Fntastic model and image! Corrie

Excellent work!

Excellent image! Really fabulous details on the ship and tanks. Agree with you on ion thrust. However, it could still be useful on long voyages once you've achieved escape velocity by other means. On a journey, say to the outer solar system, a low thrust ion propulsion system could shave off a considerable portion of an admittedly long voyage.

Excellent point, geirla, I think a case could be made for long-voyage duration missions -- outer planet targets like Jupiter and beyond. There is material I've been looking at for a (I believe it is a GE proposal) Mars mission using nuclear thermal for Earth escape and Mars trajectory insertion, supplemental nuclear electric propulsion en-rout, and nuclear thermal to brake for Mars capture. Perhaps the utility verses system weight might be partly relieved by using a Triton tri-modal LANTR in power-generation mode to power your ion system ... and on extremely long duration voyages the numbers probably come closer to a balance. I'm a boomer from way back you know, its almost like its in my blood -- and that GE design for a side-mounted 71 foot wide thruster array looks mighty cool, but I'm not completely convinced its a good choice for a Mars mission package.
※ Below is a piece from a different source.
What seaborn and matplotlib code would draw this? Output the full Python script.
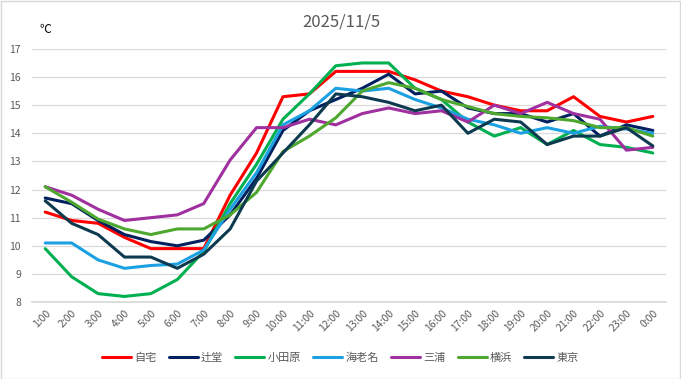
#!/usr/bin/env python3
"""Hourly temperatures at seven stations on 2025/11/5."""

import matplotlib.pyplot as plt
import pandas as pd
import seaborn as sns
from matplotlib.patches import Rectangle

TITLE = "2025/11/5"
UNIT = "℃"

HOURS = [f"{h}:00" for h in range(1, 24)] + ["0:00"]

STATIONS = ["自宅", "辻堂", "小田原", "海老名", "三浦", "横浜", "東京"]
COLORS = ["#FF0000", "#002060", "#00B050", "#1BA1E2", "#A0309F", "#4EA72E",
          "#0E3A50"]

JITAKU = [11.2, 10.9, 10.8, 10.3, 9.9, 9.9, 9.9, 11.8, 13.3, 15.3, 15.4, 16.2,
          16.2, 16.2, 15.9, 15.5, 15.3, 15.0, 14.8, 14.8, 15.3, 14.6, 14.4, 14.6]
TSUJIDO = [11.7, 11.5, 10.9, 10.4, 10.15, 10.0, 10.2, 11.1, 12.4, 14.1, 14.8,
           15.2, 15.6, 16.1, 15.4, 15.5, 14.9, 14.7, 14.7, 14.4, 14.7, 13.9,
           14.3, 14.1]
ODAWARA = [9.9, 8.9, 8.3, 8.2, 8.3, 8.8, 9.8, 11.5, 12.9, 14.5, 15.4, 16.4,
           16.5, 16.5, 15.6, 15.2, 14.4, 13.9, 14.2, 13.6, 14.1, 13.6, 13.5,
           13.3]
EBINA = [10.1, 10.1, 9.5, 9.2, 9.3, 9.35, 9.85, 11.3, 12.6, 14.3, 14.8, 15.6,
         15.5, 15.6, 15.2, 14.9, 14.5, 14.3, 14.0, 14.2, 14.0, 14.25, 14.15,
         14.0]
MIURA = [12.1, 11.8, 11.3, 10.9, 11.0, 11.1, 11.5, 13.05, 14.2, 14.2, 14.5,
         14.3, 14.7, 14.9, 14.7, 14.8, 14.4, 15.0, 14.7, 15.1, 14.7, 14.5, 13.4,
         13.5]
YOKOHAMA = [12.1, 11.55, 10.95, 10.6, 10.4, 10.6, 10.6, 11.1, 11.9, 13.35,
            13.9, 14.55, 15.5, 15.8, 15.6, 15.2, 14.95, 14.7, 14.6, 14.55,
            14.45, 14.2, 14.2, 13.9]
TOKYO = [11.6, 10.8, 10.4, 9.6, 9.6, 9.2, 9.7, 10.6, 12.3, 13.3, 14.3, 15.4,
         15.3, 15.1, 14.8, 15.0, 14.0, 14.5, 14.4, 13.6, 13.9, 13.9, 14.2, 13.55]

GRAY = "#595959"
GRID = "#D9D9D9"


def make_frame():
    """Long table: one row per station and hour."""
    series = [JITAKU, TSUJIDO, ODAWARA, EBINA, MIURA, YOKOHAMA, TOKYO]
    frames = [pd.DataFrame({"hour": HOURS, "temp": vals, "station": name})
              for name, vals in zip(STATIONS, series)]
    return pd.concat(frames, ignore_index=True)


def main():
    sns.set_theme(style="white")
    plt.rcParams["font.family"] = ["Noto Sans CJK JP", "DejaVu Sans"]

    df = make_frame()
    fig = plt.figure(figsize=(6.81, 3.79), dpi=100)
    ax = fig.add_axes([0.047, 0.203, 0.931, 0.668])

    sns.lineplot(data=df, x="hour", y="temp", hue="station",
                 hue_order=STATIONS, palette=dict(zip(STATIONS, COLORS)),
                 sort=False, lw=2.2, ax=ax, legend=False)

    # Aesthetics
    ax.set(xlabel="", ylabel="", xlim=(-0.5, len(HOURS) - 0.5), ylim=(8, 17))
    ax.set_yticks(range(8, 18))
    ax.yaxis.grid(True, color=GRID, lw=0.9)
    ax.set_axisbelow(True)
    for side in ["left", "right", "top"]:
        ax.spines[side].set_visible(False)
    ax.spines["bottom"].set_color(GRID)
    ax.tick_params(axis="both", length=0, labelsize=7.5, labelcolor=GRAY,
                   pad=4)
    ax.tick_params(axis="y", pad=8)
    plt.setp(ax.get_xticklabels(), rotation=45, ha="right",
             rotation_mode="anchor")

    # Legend along the bottom
    handles = [plt.Line2D([], [], color=c, lw=2.2) for c in COLORS]
    fig.legend(handles, STATIONS, loc="center", bbox_to_anchor=(0.5, 0.055),
               ncol=len(STATIONS), frameon=False, fontsize=8,
               labelcolor=GRAY, handlelength=2.6, handletextpad=0.3,
               columnspacing=1.1)

    fig.text(0.501, 0.942, TITLE, ha="center", va="center", fontsize=12,
             color=GRAY)
    fig.text(0.066, 0.921, UNIT, ha="center", va="center", fontsize=8.5,
             color="black")

    fig.patches.append(Rectangle((0.001, 0.001), 0.997, 0.996,
                                 transform=fig.transFigure, fill=False,
                                 edgecolor=GRID, lw=1))

    fig.savefig("out.png", dpi=100)
    plt.close(fig)


if __name__ == '__main__':
    main()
Excellent modeling! Bravo!

I really like this POV, it shows off your supremely good model in all its glory. Very cool! You're work certainly hits the big problem for us if we try to send people out there: Higher thrust requires more propellent and/or massive power. Nuclear currently seems the only method for getting the most for the least, but there are always dangers with any kind of space system. Then there's the effects of long-term exposure and zero gravity. It's great to see how much research you're doing, and how accurate and plausible these models are. As always, it's a real joy to see what you've done and I always look forward to seeing what you'll do next!

what a tremendous series of images you have going here!